XIV. TONKKD Transplantasyon Kongresi, İskele, Kıbrıs (Kktc), 13 - 15 Ekim 2022, ss.119
Amaç: Bu çalışma, hepatosellüler karsinom (HCC) hastalarının COVID-19’a maruz kalma korkusu nedeniyle yaşadıkları depresyon, stres ve anksiyete düzeylerini etkileyen faktörleri belirlemeyi amaçlamaktadır.

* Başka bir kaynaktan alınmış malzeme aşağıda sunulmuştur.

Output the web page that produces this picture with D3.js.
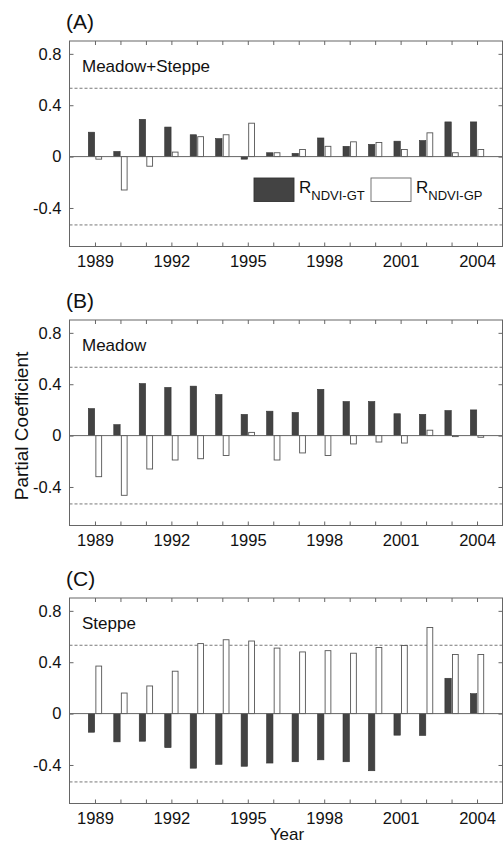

Metod: Nakil dışı tedavi seçeneklerinden biri iel tedavi edilen veya donörü olmadığı için bekleme listesinde bulunan HCC’li 118 hasta çalışmaya dahil edildi. COVID-19 sürecinde stres, depresyon ve anksiyete düzeylerini değerlendirmek için 118 hastaya Depresyon Anksiyete Stres Ölçeği (DASS-21) ve Koronavirüs Anksiyete Ölçeği (CAS) yüz yüze görüşme yoluyla uygulandı. Sosyodemografik ve klinik özellikler kaydedildi ve birincil sonlanım noktası ölçüsü toplam DASS puanıydı. Ayrıca DASS-21 toplam puanlarının tahmin edilmesi için çok katmanlı algılayıcı (MLP) modeli oluşturuldu.
Bulgular: Cinsiyetler ve aşının koruyucu olduğunu düşünen ve düşünmeyen gruplar arasında DASS depresyon (p=0,010; p=0,030) DASS anksiyete (p=0,010; p=0,010) ve DASS toplam (p=0,046; p=0,023) puanları açısından anlamlı farklılıklar saptandı. Ayrıca CAS ölçeği için cinsiyetler arasında anlamlı farklılık tespit edildi (p=0,044). COVID-19 grubundaki DASS toplamının medyan puanı, COVID-19 olmayan gruptan daha yüksekti; ancak, artış önemli değildi. MLP modeli, kronik hastalık, cinsiyet, yaş, ikamet yeri, sigara içme, aşı türü ve COVID-19 maruziyetinin DASS toplamı için en önemli belirleyiciler olduğunu ortaya koydu.
Sonuç: Kronik hastalık, cinsiyet ve yaş, HCC hastalarında DASS-21 toplam puanını öngörmede öne çıkan faktörlerdi. Bu nedenle, HCC hastalarında depresyon, stres ve anksiyeteyi yönetmek için önemli faktörler klinik olarak değerlendirildi.